Voilà trois établissements tout à fait différents, dont pas un n’a échappé à cette sorte de désertion des familles.

Et la crise continue, en dépit des réformes de Sainte-Barbe et malgré les efforts du P. Didon, qui s’est transporté à Arcueil pour essayer de donner lui-même une nouvelle impulsion à l’établissement des Dominicains.

L’établissement de Marseille a atteint le chiffre de 1.683 élèves ; mais le petit lycée, construit avec tous les perfectionnements modernes, a toujours été en décroissant ; à Bordeaux également, cette crise existe, comme partout ailleurs. Je citerai encore le cas du lycée de Vanves, qui n’est pas non plus en prospérité[2].

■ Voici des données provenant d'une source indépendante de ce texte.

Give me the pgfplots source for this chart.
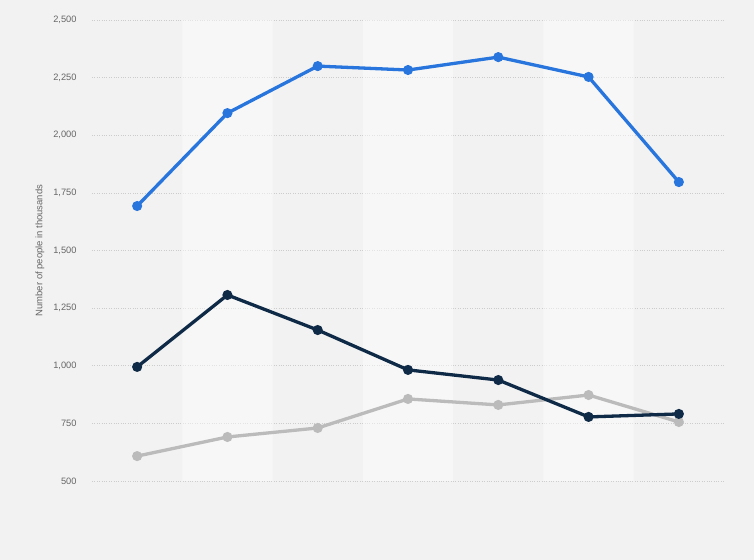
\documentclass[border=0pt]{standalone}
\usepackage{pgfplots}
\pgfplotsset{compat=1.18}
\usepackage{fontspec}
\setmainfont{Liberation Sans}
\definecolor{bgc}{HTML}{F2F2F2}
\definecolor{blueS}{HTML}{2876DD}
\definecolor{navyS}{HTML}{0F2A47}
\definecolor{grayS}{HTML}{BBBBBB}
\definecolor{gridc}{HTML}{CCCCCC}
\definecolor{tickc}{HTML}{666666}
\begin{document}
\begin{tikzpicture}
\fill[bgc] (0,0) rectangle (754bp,560bp);
\begin{axis}[
  at={(92bp,79bp)}, anchor=south west,
  scale only axis, width=632bp, height=461bp,
  xmin=-0.5, xmax=6.5, ymin=500, ymax=2500,
  xtick=\empty,
  ytick={500,750,1000,1250,1500,1750,2000,2250,2500},
  ymajorgrids, major grid style={gridc, dotted, line width=0.6bp},
  axis line style={draw=none}, major tick length=0,
  /pgf/number format/.cd, 1000 sep={,}, assume math mode=true,
  /pgfplots/.cd,
  yticklabel style={font=\fontsize{9.3}{11}\selectfont, text=tickc, anchor=east, xshift=-12bp},
  ylabel={Number of people in thousands},
  every axis y label/.style={at={(rel axis cs:0,0.5)}, xshift=-52bp, rotate=90, anchor=center, font=\fontsize{9.5}{11}\selectfont, text=tickc},
  clip=false,
]
\addplot[ybar, bar width=1, fill=white, fill opacity=0.45, draw=none, bar shift=0pt] coordinates {(1,2500) (3,2500) (5,2500)};
\addplot[grayS, line width=3.3bp, mark=*, mark size=3.3bp] coordinates {(0,608) (1,691) (2,730) (3,856) (4,830) (5,873) (6,756)};
\addplot[navyS, line width=3.3bp, mark=*, mark size=3.3bp] coordinates {(0,995) (1,1307) (2,1155) (3,982) (4,938) (5,778) (6,791)};
\addplot[blueS, line width=3.3bp, mark=*, mark size=3.3bp] coordinates {(0,1693) (1,2096) (2,2300) (3,2283) (4,2339) (5,2253) (6,1797)};
\end{axis}
\end{tikzpicture}
\end{document}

Et c’est ainsi qu’en pénétrant dans le détail des projets de réforme que chacun propose et qui semblent au premier abord d’une réalisation si facile, nous voyons se dresser ce mur inébranlable des facteurs moraux, que les rhéteurs ne soupçonnent pas, et qui rendent vains leurs beaux discours. Ce sont les ressorts invisibles du monde visible. L’heure ne paraît pas prochaine où nous serons soustraits à leur empire.

  1. Enquête, t. I, p. 11. Gréard, vice-recteur de l’Académie de Paris.
  2. Enquête, t. II, p. 350. Morlet, censeur à Rollin.